Capital Retro6:14 pm 10 Dec 18

This will cost a lot of money (where from?) for the benefit of very few people.

It should only proceed if the users are prepared to pay fees to use it.

Ken Thompson10:55 pm 05 Dec 18

Rail trails are a huge success in other Australian states and internationally. They’ve revitalised struggling communities socially and economically wherever they’ve been implemented.

We live in Sydney but my family and I have cycled most of the Victorian rail trails, one of the Queensland trails and several in New Zealand. Our next journey will be in Tasmania. We’ve spent thousands of dollars in local communities doing these journeys and we’ve met many other people of all ages from Australia and around the world who’ve done the same.

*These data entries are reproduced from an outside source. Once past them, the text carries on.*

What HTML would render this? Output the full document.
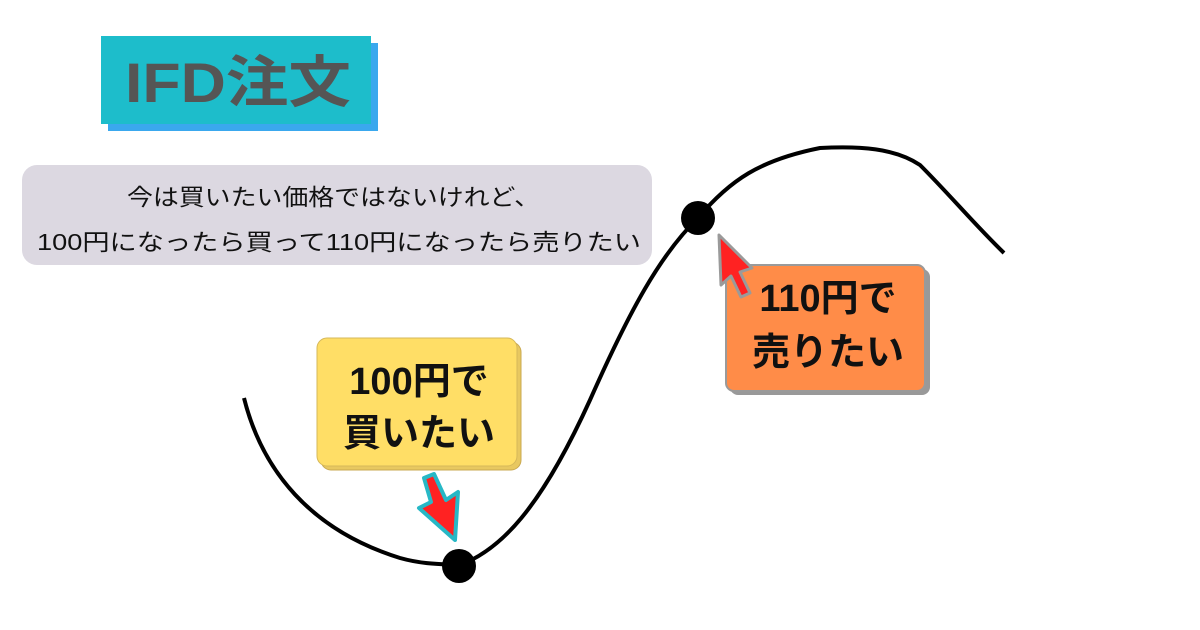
<!DOCTYPE html>
<html><head><meta charset="utf-8"><style>
html,body{margin:0;padding:0;background:#fff;}
svg{display:block;}
text{font-family:"Liberation Sans","Noto Sans CJK JP",sans-serif;}
</style></head><body>
<svg width="1200" height="630" viewBox="0 0 1200 630" xmlns="http://www.w3.org/2000/svg">
<rect x="0" y="0" width="1200" height="630" fill="#fff"/>
<!-- title -->
<rect x="108" y="43" width="270" height="88" fill="#3aa8ee"/>
<rect x="101" y="36" width="270" height="88" fill="#1dbdcb"/>
<text x="125" y="102" font-size="56" font-weight="bold" fill="#555555" textLength="226" lengthAdjust="spacingAndGlyphs">IFD注文</text>
<!-- gray box -->
<rect x="22" y="165" width="630" height="100" rx="15" fill="#dcd8e1"/>
<text x="127" y="205" font-size="23" fill="#111" textLength="413" lengthAdjust="spacingAndGlyphs">今は買いたい価格ではないけれど、</text>
<text x="37" y="250" font-size="23" fill="#111" textLength="604" lengthAdjust="spacingAndGlyphs">100円になったら買って110円になったら売りたい</text>
<!-- curve -->
<path d="M244,398 C262,470 310,530 400,558 C425,565 445,564 460,565 C500,550 540,510 590,400 C630,310 660,255 698,218 C730,180 760,160 820,148 C860,146 895,148 920,165 C950,195 975,225 1004,253" fill="none" stroke="#000" stroke-width="4"/>
<circle cx="459" cy="566" r="17" fill="#000"/>
<circle cx="698" cy="218" r="17" fill="#000"/>
<!-- yellow box -->
<rect x="321" y="342" width="200" height="128" rx="10" fill="#e8c860" stroke="#c9a850"/>
<rect x="317" y="338" width="200" height="128" rx="10" fill="#ffde66" stroke="#d6b85a"/>
<text x="419" y="394" text-anchor="middle" font-size="38" font-weight="bold" fill="#111">100円で</text>
<text x="419" y="446" text-anchor="middle" font-size="38" font-weight="bold" fill="#111">買いたい</text>
<!-- arrow down -->
<path d="M424,478 L434,474 L446,500 L458,492 L455,540 L419,508 L431,502 Z" fill="#ff2222" stroke="#27b8c6" stroke-width="4" stroke-linejoin="round"/>
<!-- orange box -->
<rect x="730" y="269" width="200" height="126" rx="8" fill="#999"/>
<rect x="726" y="265" width="199" height="126" rx="8" fill="#ff8c48" stroke="#9a9a9a" stroke-width="2"/>
<text x="828" y="311" text-anchor="middle" font-size="38" font-weight="bold" fill="#111">110円で</text>
<text x="828" y="365" text-anchor="middle" font-size="38" font-weight="bold" fill="#111">売りたい</text>
<!-- arrow up -->
<path d="M719,235 L752,268 L740,272 L750,293 L741,297 L731,276 L721,285 Z" fill="#ff2222" stroke="#9a9a9a" stroke-width="3" stroke-linejoin="round"/>
</svg>
</body></html>
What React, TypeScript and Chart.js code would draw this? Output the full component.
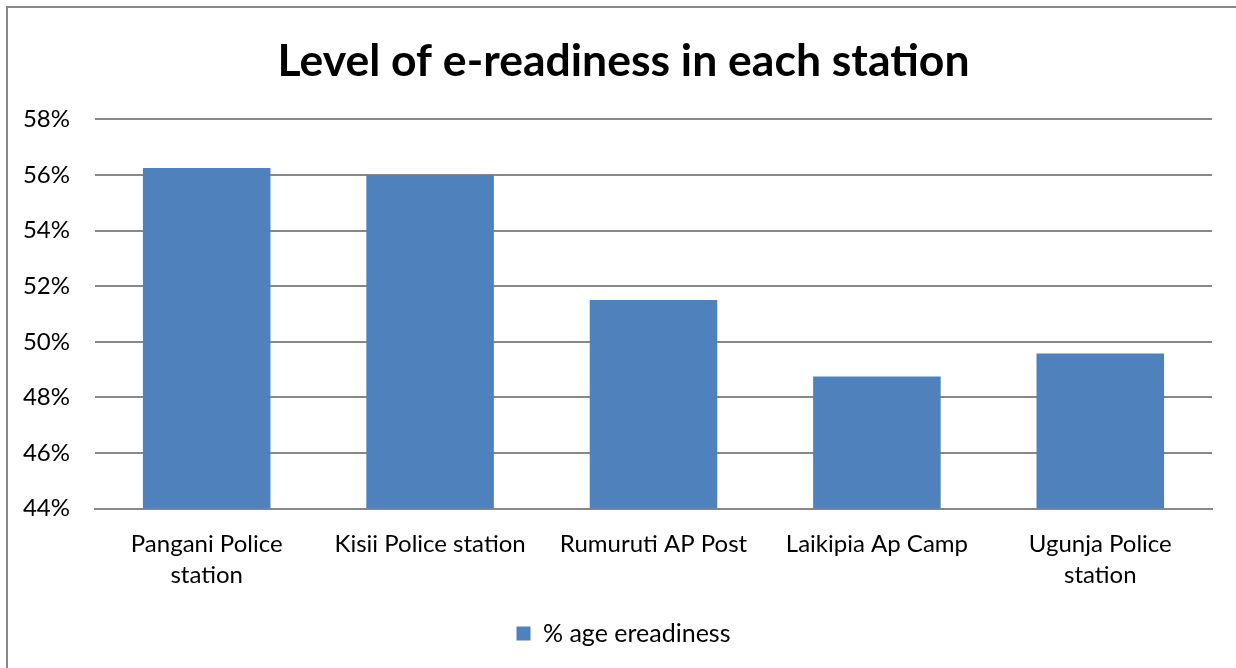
import React, { useEffect, useRef } from "react";
import { Chart, registerables } from "chart.js";

Chart.register(...registerables);

const categories: (string | string[])[] = [
  ["Pangani Police", "station"],
  "Kisii Police station",
  "Rumuruti AP Post",
  "Laikipia Ap Camp",
  ["Ugunja Police", "station"],
];
const ereadiness: number[] = [56.25, 56.0, 51.5, 48.75, 49.58];
const seriesName = "% age ereadiness";
const chartTitle = "Level of e-readiness in each station";
const yMin = 44;
const yMax = 58;
const yStep = 2;

const FONT = "Lato, 'Open Sans', sans-serif";

const borderPlugin = {
  id: "outerBorder",
  afterDraw(chart: any) {
    const ctx = chart.ctx;
    ctx.save();
    ctx.strokeStyle = "#878787";
    ctx.lineWidth = 2;
    ctx.strokeRect(7, 7, chart.width + 20, chart.height + 20);
    ctx.restore();
  },
};

export default function App() {
  const ref = useRef<HTMLCanvasElement>(null);
  useEffect(() => {
    document.body.style.margin = "0";
    const chart = new Chart(ref.current!, {
      type: "bar",
      data: {
        labels: categories,
        datasets: [
          {
            label: seriesName,
            data: ereadiness,
            backgroundColor: "#4F81BD",
            borderColor: "#4F81BD",
            categoryPercentage: 1,
            barPercentage: 0.571,
          },
        ],
      },
      plugins: [borderPlugin],
      options: {
        animation: false,
        responsive: false,
        maintainAspectRatio: false,
        layout: { autoPadding: false, padding: { left: 22, right: 11, top: 35, bottom: 12 } },
        plugins: {
          title: {
            display: true,
            text: chartTitle,
            color: "#000",
            font: { family: FONT, size: 44.5, weight: "bold" },
            padding: { top: 0, bottom: 31 },
          },
          legend: {
            position: "bottom",
            labels: {
              color: "#000",
              font: { family: FONT, size: 25 },
              boxWidth: 14,
              boxHeight: 14,
              padding: 10,
            },
          },
          tooltip: { enabled: false },
        },
        scales: {
          x: {
            grid: { display: false, drawTicks: false },
            border: { display: true, color: "#878787", width: 2 },
            ticks: {
              color: "#000",
              font: { family: FONT, size: 24, lineHeight: 1.3 },
              padding: 20,
              maxRotation: 0,
              autoSkip: false,
            },
          },
          y: {
            min: yMin,
            max: yMax,
            grid: { color: "#878787", lineWidth: 2, drawTicks: false },
            border: { display: false },
            afterFit: (scale: any) => {
              scale.width = 73;
            },
            ticks: {
              stepSize: yStep,
              color: "#000",
              font: { family: FONT, size: 24 },
              padding: 25,
              callback: (v: any) => `${v}%`,
            },
          },
          ySpacer: {
            type: "linear",
            position: "right",
            display: true,
            grid: { display: false, drawTicks: false },
            border: { display: false },
            ticks: { display: false },
            afterFit: (scale: any) => {
              scale.width = 13;
            },
          },
        },
      },
    });
    return () => chart.destroy();
  }, []);
  return (
    <div style={{ width: 1236, height: 668, background: "#fff" }}>
      <canvas ref={ref} width={1236} height={668} />
    </div>
  );
}
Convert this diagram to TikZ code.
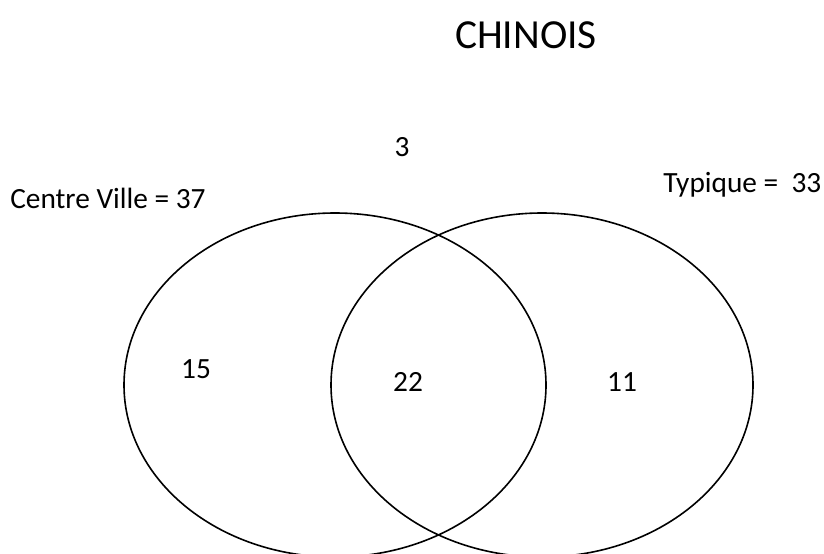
\documentclass[tikz,border=0pt]{standalone}
\usepackage{fontspec}
\setmainfont{Carlito}
\begin{document}
\begin{tikzpicture}[x=0.75pt,y=-0.75pt,
  setline/.style={line width=1.2pt, draw=black},
  lab/.style={font=\fontsize{22}{26}\selectfont, inner sep=0pt},
  heading/.style={font=\fontsize{31}{36}\selectfont, inner sep=0pt}]
\useasboundingbox (0,0) rectangle (824,553);
% the two sets
\draw[setline] (335,385) ellipse [x radius=158.25pt, y radius=129pt];
\draw[setline] (542,385) ellipse [x radius=158.25pt, y radius=129pt];
% title and labels
\node[heading, anchor=base] (title) at (526,48) {CHINOIS};
\node[lab, anchor=base] (outside) at (402,156) {3};
\node[lab, anchor=base west] (setA) at (10,208) {Centre Ville = 37};
\node[lab, anchor=base west] (setB) at (663,192) {Typique =~ 33};
\node[lab, anchor=base] (onlyA) at (196,378) {15};
\node[lab, anchor=base] (both) at (408,391) {22};
\node[lab, anchor=base] (onlyB) at (622,391) {11};
\end{tikzpicture}
\end{document}
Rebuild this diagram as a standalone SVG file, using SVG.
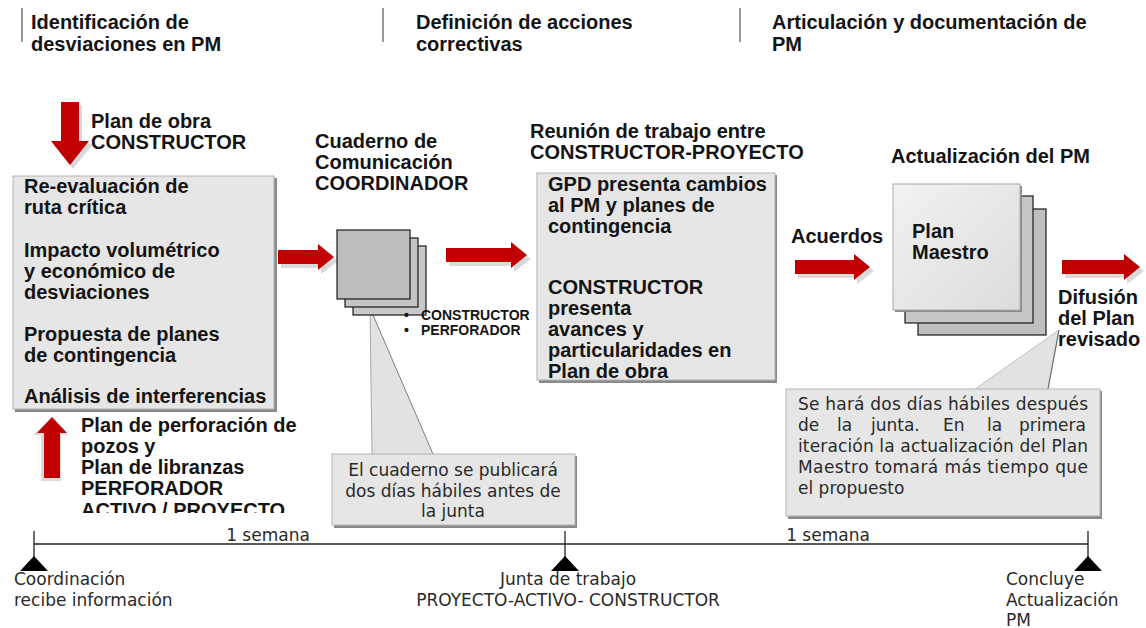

NSW is so far behind these places that it’s almost laughable considering the thousands of kilometres of unused and publicly-owned railway infrastructure there is within NSW. The failure to put these assets to good community use must be bordering on being criminal.

Issues such as bio security, trespassing and unauthorised use by other vehicles have been dealt with successfully in every other jurisdiction so I’m sure NSW can do the same. It’s not rocket science.

So much potential here – an easy commute for Jerrabomberrans, a scenic link to Tuggers for Royallans and an opportunity for small business in the towns and villages along the way. Bring on that feasibility study Snowy Monaro councillors.

A cycle route and restored train line could be constructed together, side-by side, with a fence between the train track and cycle path, to allow for family groups with children.